Barillon was often a conduit for pleas for clemency to Charles, (sometimes acting on the family's behalf, in which case he would accept money in return, but sometimes conveying King Louis's own view). However these were not always well received; the King simply brushed aside his plea for the life of William, Lord Russell, and explained that while Oliver Plunkett, the Catholic Archbishop of Armagh, was certainly an innocent man, it was not expedient to spare him, for "My enemies are still waiting for me to make a false step". It is interesting that in both these cases Barillon was conveying the French King's view. Charles's remark to Barillon that his brother James's public conversion to Roman Catholicism had weakened his position is important evidence that Charles postponed his own conversion until he was dying.

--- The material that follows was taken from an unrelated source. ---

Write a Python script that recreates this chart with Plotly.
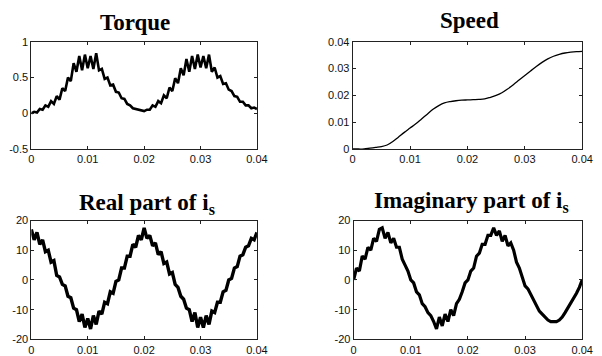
import plotly.graph_objects as go

# ---- data ----
t_fine = [i * 0.0005 for i in range(81)]   # time axis, 0 .. 0.04 s
t_speed = [i * 0.001 for i in range(41)]

torque = [0.00, 0.02, 0.01, 0.06, 0.05, 0.11, 0.09, 0.17, 0.13, 0.24,
          0.19, 0.35, 0.31, 0.50, 0.45, 0.70, 0.58, 0.80, 0.60, 0.82,
          0.63, 0.80, 0.62, 0.84, 0.60, 0.62, 0.48, 0.50, 0.39, 0.40,
          0.30, 0.29, 0.21, 0.20, 0.13, 0.11, 0.07, 0.06, 0.04, 0.04,
          0.03, 0.05, 0.05, 0.11, 0.09, 0.17, 0.14, 0.25, 0.21, 0.36,
          0.31, 0.49, 0.42, 0.63, 0.53, 0.76, 0.58, 0.80, 0.62, 0.82,
          0.64, 0.80, 0.63, 0.82, 0.58, 0.64, 0.50, 0.52, 0.41, 0.42,
          0.33, 0.31, 0.24, 0.23, 0.16, 0.16, 0.11, 0.11, 0.07, 0.08,
          0.06]

speed = [0.0, 0.0, 0.0, 0.0003, 0.0006, 0.0009, 0.0015, 0.0028, 0.0045, 0.0062,
         0.0078, 0.0094, 0.0112, 0.0130, 0.0148, 0.0162, 0.0172, 0.0177, 0.0180, 0.0182,
         0.0183, 0.0184, 0.0185, 0.0187, 0.0193, 0.0200, 0.0210, 0.0224, 0.0240, 0.0257,
         0.0274, 0.0291, 0.0308, 0.0323, 0.0336, 0.0346, 0.0353, 0.0358, 0.0361, 0.0363,
         0.0364]

is_real = [17, 13.5, 16, 12, 13.5, 9.5, 10, 6, 6.5, 1.5,
           1, -1.5, -2, -5.5, -6, -9.5, -10, -14, -11.5, -16,
           -13, -16.5, -12, -15, -10.5, -11.5, -7.5, -8, -4, -4.5,
           -0.5, 0, 4, 4, 8, 8, 12, 11, 15, 13.5,
           17.5, 14, 15, 11.5, 12.5, 8.5, 9.5, 5.5, 6, 2,
           2.5, -1.5, -2.5, -5.5, -6.5, -9.5, -10, -14, -11, -16,
           -12.5, -16, -12, -15, -10.5, -11, -7.5, -7.5, -4, -3.5,
           0, 0.5, 4, 4.5, 8, 8.5, 11, 11.5, 14, 13.5,
           16]

is_imag = [0, 4, 3, 8, 7, 11, 10, 14, 13, 17,
           17.5, 14, 16, 12.5, 14, 11, 11, 7, 5, 3,
           0, -1, -4, -5, -8, -9, -11, -12, -14, -16.5,
           -12.5, -15.5, -11.5, -14, -10, -12, -8, -6.5, -4, -1,
           0, 3, 4, 8, 9, 12, 12, 15, 15, 17.5,
           15, 16.5, 13, 15, 11.5, 12.5, 10, 6, 4, 1,
           -2, -3, -5, -7, -9, -10.5, -11.5, -12.5, -13.5, -14,
           -14, -14, -13.5, -12.5, -11, -9.5, -8, -6, -4.5, -2.5,
           0]

x_ticks = [0, 0.01, 0.02, 0.03, 0.04]
x_ticklabels = ["0", "0.01", "0.02", "0.03", "0.04"]
torque_ticks = [-0.5, 0, 0.5, 1]
torque_ticklabels = ["-0.5", "0", "0.5", "1"]
speed_ticks = [0, 0.01, 0.02, 0.03, 0.04]
speed_ticklabels = ["0", "0.01", "0.02", "0.03", "0.04"]
cur_ticks = [-20, -10, 0, 10, 20]
cur_ticklabels = ["-20", "-10", "0", "10", "20"]

titles = ["Torque", "Speed", "Real part of i<sub>s</sub>", "Imaginary part of i<sub>s</sub>"]

# ---- figure ----
W, H = 602, 356
fig = go.Figure()

def px_x(a, b):
    return [a / W, b / W]

def px_y(top, bottom):
    return [1 - bottom / H, 1 - top / H]

tick_font = dict(family="Liberation Sans Narrow, Arial Narrow, Liberation Sans, Arial", size=11, color="#111")

axes = [
    (px_x(29, 260), px_y(37, 148), [-0.5, 1], torque_ticks, torque_ticklabels),
    (px_x(358, 593), px_y(37, 148), [0, 0.04], speed_ticks, speed_ticklabels),
    (px_x(29, 260), px_y(222, 345), [-20, 20], cur_ticks, cur_ticklabels),
    (px_x(359, 593), px_y(222, 345), [-20, 20], cur_ticks, cur_ticklabels),
]

series = [(t_fine, torque, 2.6), (t_speed, speed, 1.3), (t_fine, is_real, 3.4), (t_fine, is_imag, 3.2)]

for k, ((xd, yd, yr, yt, yl), (xs, ys, lw)) in enumerate(zip(axes, series)):
    n = "" if k == 0 else str(k + 1)
    fig.add_trace(go.Scatter(
        x=xs, y=ys, mode="lines",
        line=dict(color="black", width=lw, shape="spline" if k == 1 else "linear"),
        xaxis="x" + n, yaxis="y" + n, showlegend=False, hoverinfo="skip"))
    common = dict(showline=True, linecolor="#222", linewidth=1, mirror="ticks",
                  ticks="inside", ticklen=3, tickcolor="#222", showgrid=False,
                  zeroline=False, tickfont=tick_font, ticklabelstandoff=0)
    fig.update_layout(**{
        "xaxis" + n: dict(domain=xd, range=[0, 0.04], tickvals=x_ticks,
                          ticktext=x_ticklabels, anchor="y" + n, **common),
        "yaxis" + n: dict(domain=yd, range=yr, tickvals=yt, ticktext=yl,
                          anchor="x" + n, **common),
    })

title_pos = [(135, 17), (478, 15), (147, 205), (480, 203)]
for txt, (cx, cy) in zip(titles, title_pos):
    fig.add_annotation(text="<b>" + txt + "</b>", x=cx / W, y=1 - cy / H,
                       xref="paper", yref="paper", showarrow=False,
                       xanchor="center", yanchor="middle",
                       font=dict(family="Liberation Serif, Times New Roman, serif",
                                 size=23, color="black"))

fig.update_layout(width=W, height=H, margin=dict(l=0, r=0, t=0, b=0),
                  paper_bgcolor="white", plot_bgcolor="white")

fig.write_html("out.html", config={"displayModeBar": False},
               post_script="document.body.style.margin='0';document.body.style.overflow='hidden';")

The marriage of the future Queen Anne to George of Denmark, brother of France's ally, was a triumph for French diplomacy, and it was probably Barillon who originally proposed the marriage, although he did not play a major role in subsequent negotiations, which were mainly conducted by Lord Sunderland. Like most of those who met him, Barillon found the groom entirely unimpressive. As a counterweight, he intrigued with the Whig leaders, notably Algernon Sidney, whose posthumous reputation was greatly damaged by the discovery that Barillon had paid him regular bribes. The Popish Plot, with the wave of anti-Catholic and anti-French hysteria it produced, was in itself unwelcome to Barillon, but he turned it to advantage by helping to bring down the Earl of Danby, the main exponent of a Protestant, pro-Dutch, anti-Catholic foreign policy, by assisting in the publication of letters, which taken out of context, suggested secret intrigues between Danby and the French Court. After the failure of the Exclusion Bill, Barillon records the King telling him in strict confidence that he had been tempted to let it pass. Even Barillon, an astute diplomat, admitted to finding Charles unfathomable: "his conduct so secret and impenetrable that even the most skilful observers are misled".

Only once does he seem to have committed a serious diplomatic blunder: late in 1679 an indiscreet letter of his, reporting a conversation where Charles II claimed to have personally blocked a Franco-Dutch treaty, was leaked in the Netherlands. It caused an uproar, and Charles was so angry with Barillon that he forbade him the Court for a time. Sunderland, who had probably leaked the letter, remarked complacently that "I do not question M. Barillon finds himself embarrassed, but when anybody will play such tricks, it is but just that it should come home to him at last". His disgrace was temporary, but afterwards he was far more careful about what he committed to paper. At other times his relations with Sunderland were amicable enough, although Sunderland sometimes treated him to his famous outbursts of rudeness, and on one occasion Barillon told him that he would not report his remarks if he could not control himself. When it was rumoured in 1685 that the French had given tacit support to Monmouth's Rebellion, Sunderland told Barillon pointedly that he hoped this was a misunderstanding, or else the English would wonder if Louis had 'other plans they could not discern'. Later Sunderland mocked Louis' vaunted desire for European peace, saying brutally to Barillon that the peace would last until it was in someone's interest to break it.

Barillon's privileged position was confirmed in the last days of Charles II's reign, when, alone among the diplomatic corps, he was allowed to send a secret message to Louis XIV that the King was dying. In the events leading to Charles' deathbed reception into the Roman Catholic Church, he played a role of some importance. While the King's brother James was already convinced of his brother's wish to convert, it was Barillon, prompted by Louise de Kéroualle, who urged James to act at once. Together they visited the dying King, and Barillon witnessed Charles' statement that he wished to be received "with all his heart".

Immediately after the Glorious Revolution of 1688, William of Orange expelled Barillon from England as an insult to the French. He had him escorted to the coast under a guard of French Huguenot exiles. He died soon after in France.

==Personal traits==
James II's biographer describes him as an astute diplomat, with an ability to convey information through subtle hints, but he was personally a rather unattractive individual, being heavy, gross and boorish.

Famous French fabulist Jean de La Fontaine dedicated a poem to him entitled "Le pouvoir des fables."